- What to work on
Leave the pictures out. Return all other data exactly.

[Records from a data source]
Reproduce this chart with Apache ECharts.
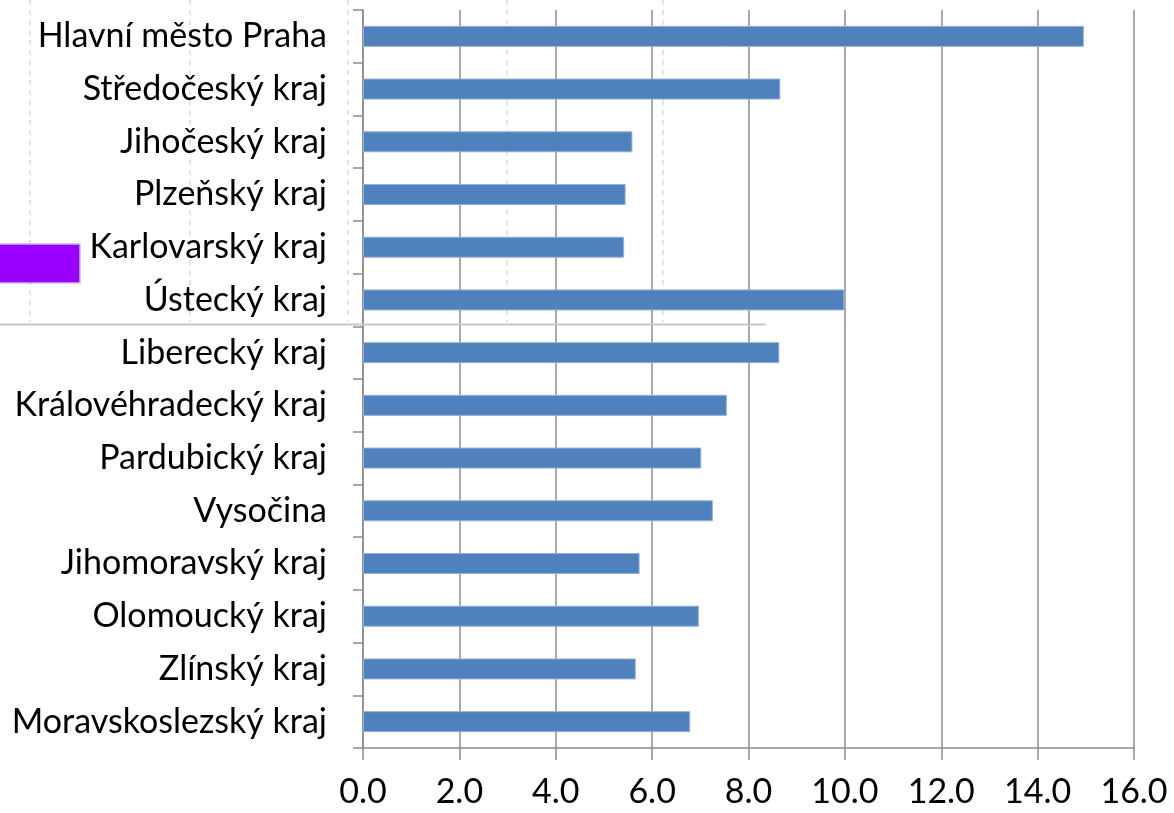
<!DOCTYPE html>
<html>
<head>
<meta charset="utf-8">
<script src="https://cdn.jsdelivr.net/npm/echarts@6/dist/echarts.min.js"></script>
<style>
html,body{margin:0;padding:0;background:#fff;}
#chart{width:1174px;height:813px;}
</style>
</head>
<body>
<div id="chart"></div>
<script>
var categories = ["Hlavní město Praha","Středočeský kraj","Jihočeský kraj","Plzeňský kraj","Karlovarský kraj","Ústecký kraj","Liberecký kraj","Královéhradecký kraj","Pardubický kraj","Vysočina","Jihomoravský kraj","Olomoucký kraj","Zlínský kraj","Moravskoslezský kraj"];
var values = [14.96, 8.66, 5.59, 5.45, 5.42, 9.99, 8.64, 7.55, 7.02, 7.26, 5.74, 6.97, 5.66, 6.79];
var xMin = 0, xMax = 16, xStep = 2;

var chart = echarts.init(document.getElementById('chart'), null, {renderer:'canvas'});
var FONT = 'Lato';
var dashX = [30, 190, 348, 507, 663];
var graphics = dashX.map(function(x){
  return {type:'line', z:0, silent:true, shape:{x1:x,y1:0,x2:x,y2:322}, style:{stroke:'#dcdcdc', lineWidth:1.5, lineDash:[5,5]}};
});
graphics.push({type:'line', z:100, silent:true, shape:{x1:0,y1:324.5,x2:766,y2:324.5}, style:{stroke:'#c8c8c8', lineWidth:2}});
graphics.push({type:'rect', z:100, silent:true, shape:{x:-2,y:244,width:82,height:39}, style:{fill:'#9900ff', stroke:'#c9b8d8', lineWidth:1.5}});

chart.setOption({
  animation:false,
  backgroundColor:'#ffffff',
  grid:{left:363, right:40, top:10, bottom:65, containLabel:false},
  xAxis:{
    type:'value', min:xMin, max:xMax, interval:xStep,
    axisLine:{show:true, lineStyle:{color:'#8c8c8c', width:1.5}},
    axisTick:{show:true, length:12, lineStyle:{color:'#8c8c8c', width:1.5}},
    splitLine:{show:true, lineStyle:{color:'#8c8c8c', width:1.5}},
    axisLabel:{color:'#000', fontFamily:FONT, fontSize:34, margin:27, formatter:function(v){return v.toFixed(1);}}
  },
  yAxis:{
    type:'category', data:categories, inverse:true,
    axisLine:{show:true, lineStyle:{color:'#8c8c8c', width:1.5}},
    axisTick:{show:true, length:10, lineStyle:{color:'#8c8c8c', width:1.5}},
    axisLabel:{color:'#000', fontFamily:FONT, fontSize:34, margin:36}
  },
  series:[{
    type:'bar', data:values, barWidth:21, z:2,
    itemStyle:{color:'#4f81bd', borderColor:'#94b0d8', borderWidth:1}
  }],
  graphic:graphics
});
</script>
</body>
</html>
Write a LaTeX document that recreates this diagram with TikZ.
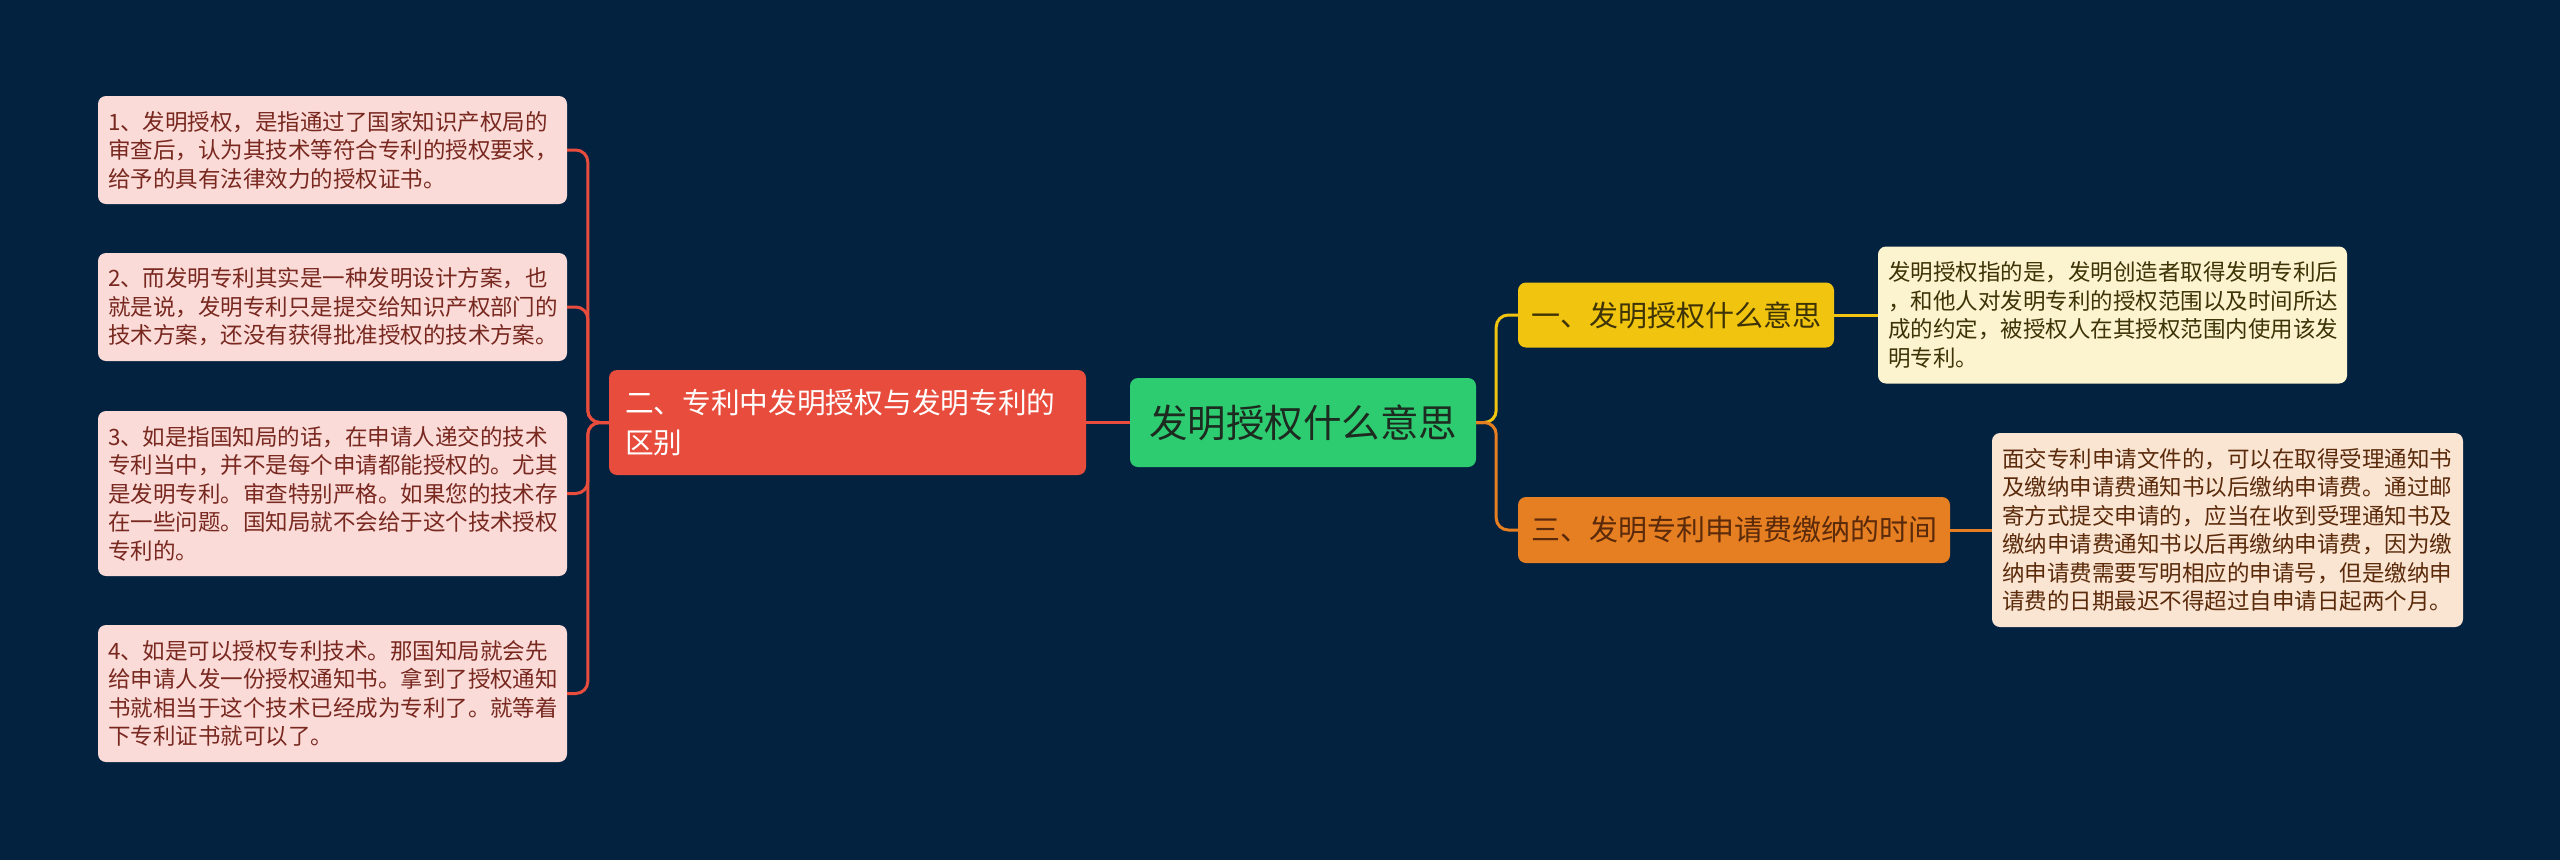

- Exercise output
Reproduce this chart with Apache ECharts.
<!DOCTYPE html>
<html>
<head>
<meta charset="utf-8">
<script src="https://cdn.jsdelivr.net/npm/echarts@6/dist/echarts.min.js"></script>
<style>
html,body{margin:0;padding:0;background:#fff;}
#chart{width:1174px;height:813px;}
</style>
</head>
<body>
<div id="chart"></div>
<script>
var categories = ["Hlavní město Praha","Středočeský kraj","Jihočeský kraj","Plzeňský kraj","Karlovarský kraj","Ústecký kraj","Liberecký kraj","Královéhradecký kraj","Pardubický kraj","Vysočina","Jihomoravský kraj","Olomoucký kraj","Zlínský kraj","Moravskoslezský kraj"];
var values = [14.96, 8.66, 5.59, 5.45, 5.42, 9.99, 8.64, 7.55, 7.02, 7.26, 5.74, 6.97, 5.66, 6.79];
var xMin = 0, xMax = 16, xStep = 2;

var chart = echarts.init(document.getElementById('chart'), null, {renderer:'canvas'});
var FONT = 'Lato';
var dashX = [30, 190, 348, 507, 663];
var graphics = dashX.map(function(x){
  return {type:'line', z:0, silent:true, shape:{x1:x,y1:0,x2:x,y2:322}, style:{stroke:'#dcdcdc', lineWidth:1.5, lineDash:[5,5]}};
});
graphics.push({type:'line', z:100, silent:true, shape:{x1:0,y1:324.5,x2:766,y2:324.5}, style:{stroke:'#c8c8c8', lineWidth:2}});
graphics.push({type:'rect', z:100, silent:true, shape:{x:-2,y:244,width:82,height:39}, style:{fill:'#9900ff', stroke:'#c9b8d8', lineWidth:1.5}});

chart.setOption({
  animation:false,
  backgroundColor:'#ffffff',
  grid:{left:363, right:40, top:10, bottom:65, containLabel:false},
  xAxis:{
    type:'value', min:xMin, max:xMax, interval:xStep,
    axisLine:{show:true, lineStyle:{color:'#8c8c8c', width:1.5}},
    axisTick:{show:true, length:12, lineStyle:{color:'#8c8c8c', width:1.5}},
    splitLine:{show:true, lineStyle:{color:'#8c8c8c', width:1.5}},
    axisLabel:{color:'#000', fontFamily:FONT, fontSize:34, margin:27, formatter:function(v){return v.toFixed(1);}}
  },
  yAxis:{
    type:'category', data:categories, inverse:true,
    axisLine:{show:true, lineStyle:{color:'#8c8c8c', width:1.5}},
    axisTick:{show:true, length:10, lineStyle:{color:'#8c8c8c', width:1.5}},
    axisLabel:{color:'#000', fontFamily:FONT, fontSize:34, margin:36}
  },
  series:[{
    type:'bar', data:values, barWidth:21, z:2,
    itemStyle:{color:'#4f81bd', borderColor:'#94b0d8', borderWidth:1}
  }],
  graphic:graphics
});
</script>
</body>
</html>
Write a LaTeX document that recreates this diagram with TikZ.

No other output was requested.